1. The problem statement, all variables and given/known data
At certain pressure and temperature in a 2 L closed flask, equilibrium reaction undergoes such as :

N2 (g) + O2 (g) ↔ 2NO (g)

Each concentration of the substances in equilibrium is 0.8 M.
If we add 2 mole of NO2 gas into the flask, then the concentration of N2 gas in the new equilibrium is ...

A. 1.13 M
B. 1.80 M
C. 2.20 M
D. 2.60 M
E. 2.80 M

2. Relevant equations

Kc = products of right molarity / products of left molarity

3. The attempt at a solution

At initial equilibrium
Kc = (0.8)^2 / (0.8)(0.8) = 1

Change in mole = 2 mole => Change in molarity = 2 mole / 2 liter = 2 M

At final equilibrium
Kc = (1.8)^2 / (x^2)
1 = (1.8)^2 / (x^2)
x = 1.8 M

However, the answer key is A. 1.13 M

2. Apr 11, 2016

### Staff: Mentor

Do you mean NO?

3. Apr 11, 2016

### Staff: Mentor

Nope, concentration of NO at equilibrium is not 1.8.
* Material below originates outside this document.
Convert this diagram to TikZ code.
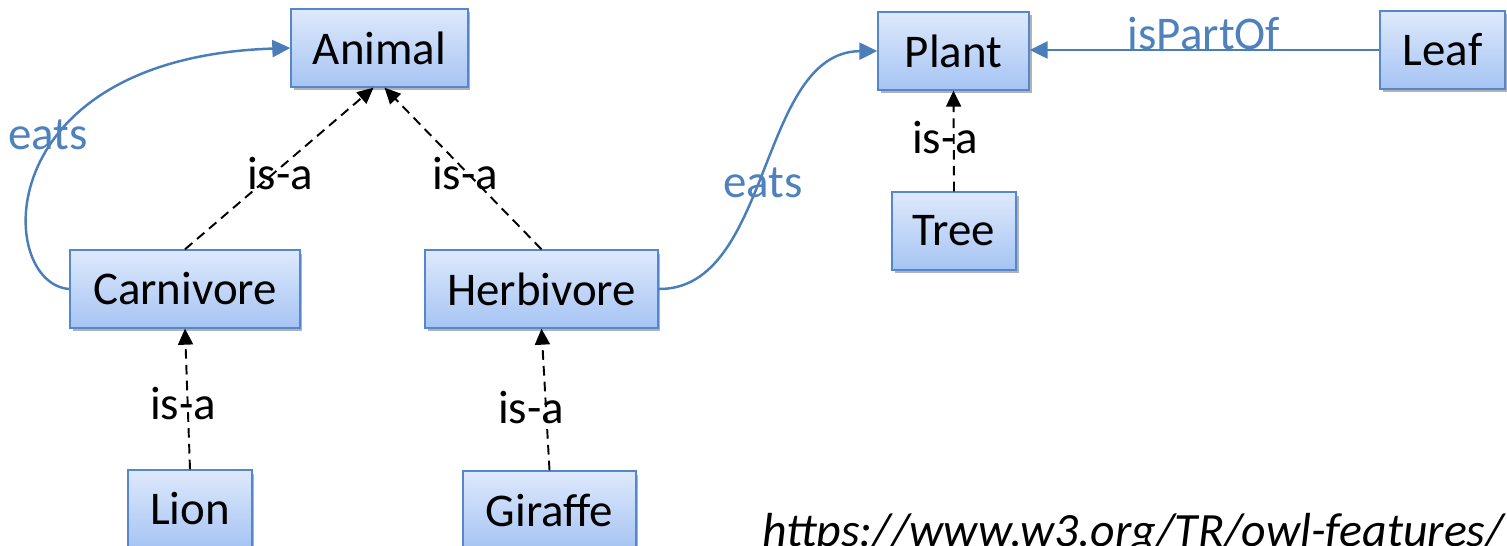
\documentclass[tikz,border=0pt]{standalone}
\usepackage{fontspec}
\setmainfont{Carlito}
\usetikzlibrary{arrows.meta,shadows}
\definecolor{edgeblue}{RGB}{74,126,187}
\definecolor{textblue}{RGB}{79,129,189}
\definecolor{boxline}{RGB}{84,135,205}
\definecolor{boxtop}{RGB}{222,233,252}
\definecolor{boxbot}{RGB}{166,196,243}
\begin{document}
\begin{tikzpicture}[x=0.02cm,y=-0.02cm,
  font=\fontsize{26.7}{32}\selectfont,
  cls/.style={draw=boxline, line width=0.8pt, top color=boxtop, bottom color=boxbot,
    minimum height=1.56cm, inner sep=0pt,
    drop shadow={shadow xshift=0.05cm, shadow yshift=-0.07cm, opacity=0.3, fill=black}},
  isa/.style={draw=black, line width=1.1pt, dash pattern=on 5.5pt off 3.5pt,
    -{Triangle[length=3.2mm,width=3mm]}},
  rel/.style={draw=edgeblue, line width=1.4pt, -{Triangle[length=3.6mm,width=3.4mm]}},
  isalabel/.style={text=black, inner sep=0pt},
  rellabel/.style={text=textblue, inner sep=0pt}]
\useasboundingbox (0,0) rectangle (1507,546);

% class boxes
\node[cls, minimum width=3.54cm] (animal)    at (379.5,48)  {Animal};
\node[cls, minimum width=4.60cm] (carnivore) at (185,289)   {Carnivore};
\node[cls, minimum width=4.66cm] (herbivore) at (541.5,289) {Herbivore};
\node[cls, minimum width=2.48cm] (lion)      at (190,509)   {Lion};
\node[cls, minimum width=3.46cm] (giraffe)   at (549.5,510) {Giraffe};
\node[cls, minimum width=3.02cm] (plant)     at (953.5,51)  {Plant};
\node[cls, minimum width=2.48cm] (tree)      at (954,231)   {Tree};
\node[cls, minimum width=2.50cm] (leaf)      at (1442.5,50) {Leaf};

% subclass links
\draw[isa] (carnivore.north) -- ([xshift=-0.12cm]animal.south);
\draw[isa] (herbivore.north) -- ([xshift=0.1cm]animal.south);
\draw[isa] (lion.north) -- (carnivore.south);
\draw[isa] (giraffe.north) -- (herbivore.south);
\draw[isa] (tree.north) -- (plant.south);

\node[isalabel] (l1) at (280,174) {is-a};
\node[isalabel] (l2) at (465,174) {is-a};
\node[isalabel] (l3) at (183,404) {is-a};
\node[isalabel] (l4) at (531,408) {is-a};
\node[isalabel] (l5) at (945,138) {is-a};

% object properties
\draw[rel] (carnivore.west) .. controls (-4,284) and (-14,58) .. (animal.west);
\draw[rel] (herbivore.east) .. controls (772,290) and (758,52) .. (plant.west);
\draw[rel] (leaf.west) -- (plant.east |- leaf.west);

\node[rellabel] (e1) at (48,135) {eats};
\node[rellabel] (e2) at (763,183) {eats};
\node[rellabel] (p1) at (1204,34) {isPartOf};

% source
\node[anchor=base west, inner sep=0pt, font=\fontsize{27.2}{32}\selectfont\itshape] (src)
  at (762,547) {https://www.w3.org/TR/owl-features/};
\end{tikzpicture}
\end{document}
This is best done using an ICE table.

4. Apr 11, 2016

### terryds

NO2 is what written in the problem. Maybe, it's a typo from the problem-maker.

Okay, I'll try

Kc = (1.8-2x)^2/(0.8+x)^2
1 = (1.8-2x)^2/(0.8+x)^2

Using calculator, x = 0.3333 M
N2 concentration = 0.8+0.33 = 1.13 M

Thanks for all your help! ICE table is really a reliable method!

5. Apr 11, 2016

### Staff: Mentor

Remember ICE is just an easy and convenient way of keeping track of the stoichiometry, it doesn't add anything new to the way we solve equilibrium problems.